Intervention de Bruno Retailleau

Réunion du 9 octobre 2019 à 15h00
Politique migratoire de la france et de l'europe — Déclaration du gouvernement suivie d'un débat

Photo de Bruno RetailleauBruno Retailleau :

Une bonne politique ne peut pas non plus se contenter de répondre seulement à la question, sur laquelle j’espère que nous serons tous d’accord : allons-nous laisser se noyer ces pauvres gens, femmes, enfants, vieillards au milieu de la Méditerranée ? Non, la politique ne consiste pas à se contenter de réparer les effets ; il s’agit de traiter directement les causes, le plus possible en amont.

Je vous accorde un satisfecit, monsieur le Premier ministre : vous avez indiqué que vous étiez prêt à corréler une politique humanitaire de développement de l’Afrique avec un effort, par ces pays sources, de maîtrise de leur propre immigration. Il faut bien sûr mettre en œuvre un plan massif de développement de l’Afrique, associant les collectivités, car le regard de territoire à territoire me semble être le plus efficace, mais il faut aussi que nous exigions une conditionnalité, par exemple en matière de laissez-passer consulaires. Les choses doivent être claires : pas de laissez-passer consulaires, pas d’aide au développement !
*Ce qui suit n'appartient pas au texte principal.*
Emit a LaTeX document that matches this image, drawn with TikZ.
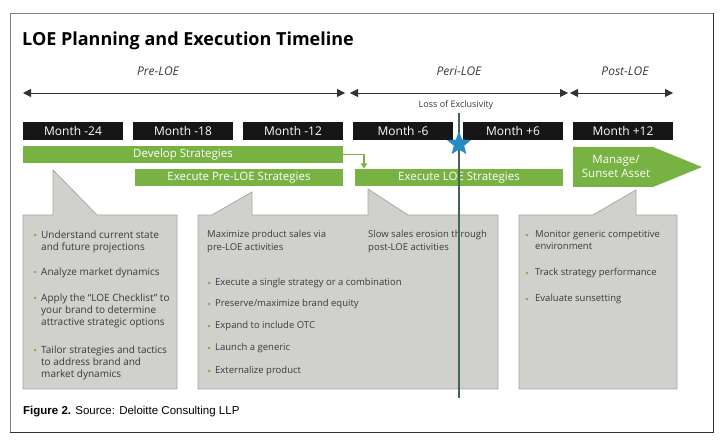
\documentclass[tikz,border=0pt]{standalone}
\usepackage{fontspec}
\setmainfont{Open Sans}
\newfontfamily\capfont{Liberation Sans}
\usetikzlibrary{arrows.meta,shapes.geometric}
\definecolor{loegreen}{RGB}{120,178,67}
\definecolor{monthblack}{RGB}{22,22,22}
\definecolor{boxgray}{RGB}{208,208,204}
\definecolor{boxedge}{RGB}{168,168,164}
\definecolor{textgray}{RGB}{58,58,58}
\definecolor{linegray}{RGB}{50,50,50}
\definecolor{loeline}{RGB}{70,100,85}
\definecolor{starblue}{RGB}{38,140,196}
\tikzset{
  month/.style={fill=monthblack, text=white, minimum width=100pt, minimum height=18pt, inner sep=0pt, font=\fontsize{12}{14}\selectfont},
  bar/.style={fill=loegreen, text=white, minimum height=17pt, inner sep=0pt, font=\fontsize{11.5}{13}\selectfont},
  phase/.style={draw=linegray, line width=0.8pt, {Triangle[length=8pt,width=8pt]}-{Triangle[length=8pt,width=8pt]}},
  phaselabel/.style={text=textgray, inner sep=0pt, font=\fontsize{12}{14}\selectfont\itshape},
  callout/.style={fill=boxgray, draw=boxedge, line width=0.8pt},
  item/.style={anchor=north west, inner sep=0pt, align=left, text=textgray, font=\fontsize{9.5}{12.3}\selectfont},
  dot/.style={circle, fill=loegreen, inner sep=0pt, minimum size=2.6pt},
}
\begin{document}
\begin{tikzpicture}[x=1pt,y=-1pt]
\useasboundingbox (0,0) rectangle (726,446);
\fill[white] (0,0) rectangle (726,446);
\draw[gray, line width=0.8pt] (10,432) -- (10,13) -- (713,13);
\draw[black!80, line width=0.9pt] (713,13) -- (713,432) -- (10,432);

\node[anchor=base west, inner sep=0pt, font=\fontsize{18}{21}\selectfont\bfseries] (title) at (22,46) {LOE Planning and Execution Timeline};

% phases
\node[phaselabel] (pre) at (158,71) {Pre-LOE};
\node[phaselabel] (peri) at (459,71) {Peri-LOE};
\node[phaselabel] (post) at (625,71) {Post-LOE};
\coordinate (prea) at (23,93);
\coordinate (preb) at (345,93);
\coordinate (peria) at (350,93);
\coordinate (perib) at (568,93);
\coordinate (posta) at (570,93);
\coordinate (postb) at (673,93);
\draw[phase] (prea) -- (preb);
\draw[phase] (peria) -- (perib);
\draw[phase] (posta) -- (postb);
\node[text=textgray, inner sep=0pt, font=\fontsize{9}{11}\selectfont] (loss) at (456,105) {Loss of Exclusivity};

% months
\node[month] (m24) at (73,131.5) {Month -24};
\node[month] (m18) at (183,131.5) {Month -18};
\node[month] (m12) at (293,131.5) {Month -12};
\node[month] (m6) at (403,131.5) {Month -6};
\node[month] (p6) at (513,131.5) {Month +6};
\node[month] (p12) at (623,131.5) {Month +12};

% bars
\node[bar, minimum width=320pt] (dev) at (183,154.5) {Develop Strategies};
\node[bar, minimum width=208pt] (epre) at (239,178) {Execute Pre-LOE Strategies};
\node[bar, minimum width=208pt] (eloe) at (459,178) {Execute LOE Strategies};
\fill[loegreen] (573,147) -- (653,147) -- (702,167) -- (653,187) -- (573,187) -- cycle;
\node[text=white, inner sep=0pt, align=center, font=\fontsize{11.5}{14.5}\selectfont] (mng) at (616,166.5) {Manage/\\Sunset Asset};
\coordinate (drop) at (364,168.5);
\draw[loegreen, line width=1.8pt, -{Triangle[length=5pt,width=6.5pt]}] (dev.east) -| (drop);

% callouts
\path[callout] (23,215) -- (53,215) -- (53,170) -- (97,215) -- (177,215) -- (177,389) -- (23,389) -- cycle;
\path[callout] (198,215) -- (212,215) -- (252,192) -- (252,215) -- (368,215) -- (368,189) -- (408,215) -- (498,215) -- (498,389) -- (198,389) -- cycle;
\path[callout] (519,215) -- (593,215) -- (636,190) -- (636,215) -- (677,215) -- (677,389) -- (519,389) -- cycle;

\node[dot] (d1) at (35,235) {};
\node[item, font=\fontsize{10}{12.3}\selectfont] (i1) at (41,230.3) {Understand current state\\and future projections};
\node[dot] (d2) at (35,272) {};
\node[item, font=\fontsize{10}{12.3}\selectfont] (i2) at (41,267.3) {Analyze market dynamics};
\node[dot] (d3) at (35,298) {};
\node[item, font=\fontsize{10}{12.3}\selectfont] (i3) at (41,293.3) {Apply the “LOE Checklist” to\\your brand to determine\\attractive strategic options};
\node[dot] (d4) at (35,350) {};
\node[item, font=\fontsize{10}{12.3}\selectfont] (i4) at (41,345.3) {Tailor strategies and tactics\\to address brand and\\market dynamics};

\node[item] (max) at (207,230.3) {Maximize product sales via\\pre-LOE activities};
\node[item] (slow) at (368,230.3) {Slow sales erosion through\\post-LOE activities};
\node[dot] (d5) at (209,283) {};
\node[item] (i5) at (215,278.3) {Execute a single strategy or a combination};
\node[dot] (d6) at (209,304) {};
\node[item] (i6) at (215,299.3) {Preserve/maximize brand equity};
\node[dot] (d7) at (209,326) {};
\node[item] (i7) at (215,321.3) {Expand to include OTC};
\node[dot] (d8) at (209,348) {};
\node[item] (i8) at (215,343.3) {Launch a generic};
\node[dot] (d9) at (209,371) {};
\node[item] (i9) at (215,366.3) {Externalize product};

\node[dot] (d10) at (527,235) {};
\node[item] (i10) at (535,230.3) {Monitor generic competitive\\environment};
\node[dot] (d11) at (527,273) {};
\node[item] (i11) at (535,268.3) {Track strategy performance};
\node[dot] (d12) at (527,299) {};
\node[item] (i12) at (535,294.3) {Evaluate sunsetting};

% loss of exclusivity
\coordinate (loetop) at (459,113);
\coordinate (loebot) at (459,398);
\draw[loeline, line width=1.3pt] (loetop) -- (loebot);
\node[star, star points=5, star point ratio=2.3, fill=starblue, inner sep=0pt, minimum size=25pt] (star) at (459,144) {};

\node[anchor=base west, inner sep=0pt, font=\capfont\fontsize{11.5}{13}\selectfont] (fig) at (23,414) {\textbf{Figure 2.} Source: Deloitte Consulting LLP};
\end{tikzpicture}
\end{document}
Une politique migratoire est faite de trois composantes, mes chers collègues : des frontières maîtrisées, des lois appliquées – quand moins de 10 % des déboutés du droit d’asile sont expulsés, peut-on dire que la loi est appliquée ? Non ! – et des valeurs républicaines.

S’agissant, d’abord, des frontières, il me semble que nous avons besoin d’un triple contrôle : le premier se trouve dans la profondeur des pays de transit ou des pays d’origine. Il faut généraliser les hotspots. Plus le contrôle a lieu loin à l’extérieur, moins l’on expose ces gens-là au risque de n’être, au péril de leur vie, que des marchandises humaines pour les trafiquants, ces nouveaux esclavagistes des temps modernes.

Le deuxième contrôle concerne l’Europe, bien sûr, avec Frontex. Dans quelques semaines, nous saurons si la nouvelle Commission va lui accorder de vrais moyens. Vous devez vous battre sur ce sujet-là, madame la secrétaire d’État, c’est très concret.

De même, casser les filières, c’est assumer des actions policières et militaires. Peu d’entre nous, sans doute, savent qu’en juin 2015 l’opération Sophia a été déclenchée par l’Union européenne. Votée par le Conseil, elle disposait de quatre phases pour détruire, y compris par des moyens militaires et jusqu’aux plages des pays de transit, les infrastructures de ces esclavagistes.

Cette opération a dû s’arrêter, mais il faut qu’elle reprenne. S’il en était besoin, et parce que je n’ignore pas les problèmes, notamment internationaux, qui se posent, nous devrions pouvoir saisir le Conseil de sécurité de l’ONU pour obtenir une résolution en matière de lutte contre toutes ces filières.

Enfin, le troisième niveau de contrôle, ce sont nos propres frontières. Schengen autorise, en situation de crise et pour des durées déterminées, le rétablissement des frontières. Nous vivons sous ce régime, pérennisons-le, parce que trois protections des frontières valent mieux qu’une.

La deuxième composante d’une politique migratoire, c’est la bonne application des lois. Monsieur le Premier ministre, il faut, bien sûr, appliquer notre arsenal législatif, mais il faut aussi le revoir de toute urgence, parce que nous sommes désormais en décalage total avec nos grands partenaires européens.

Vous avez lu, j’en suis certain, le petit ouvrage du patron de l’Office français de l’immigration et de l’intégration, Didier Leschi, qui est un parfait connaisseur du sujet. Il dit tout et vous donnera de nombreux exemples de la Suède à l’Allemagne en passant par beaucoup d’autres pays qui ont fait le job que nous n’avons pas fait.

Vous en appelez à l’Europe, et je suis d’accord pour mettre en place des éléments d’harmonisation, mais pourquoi, par exemple, refusez-vous les quotas en matière de regroupement familial, alors que l’accord de gouvernement du 1er août 2018 de la Große Koalition prévoit 1 000 regroupements pour les réfugiés et pas un de plus ? L’Allemagne peut le faire, pourquoi ne le pouvons-nous pas ? La Suède a emprunté une autre voie, etc.

Notre impuissance est de notre propre fait, ne nous en déchargeons pas sur l’Europe.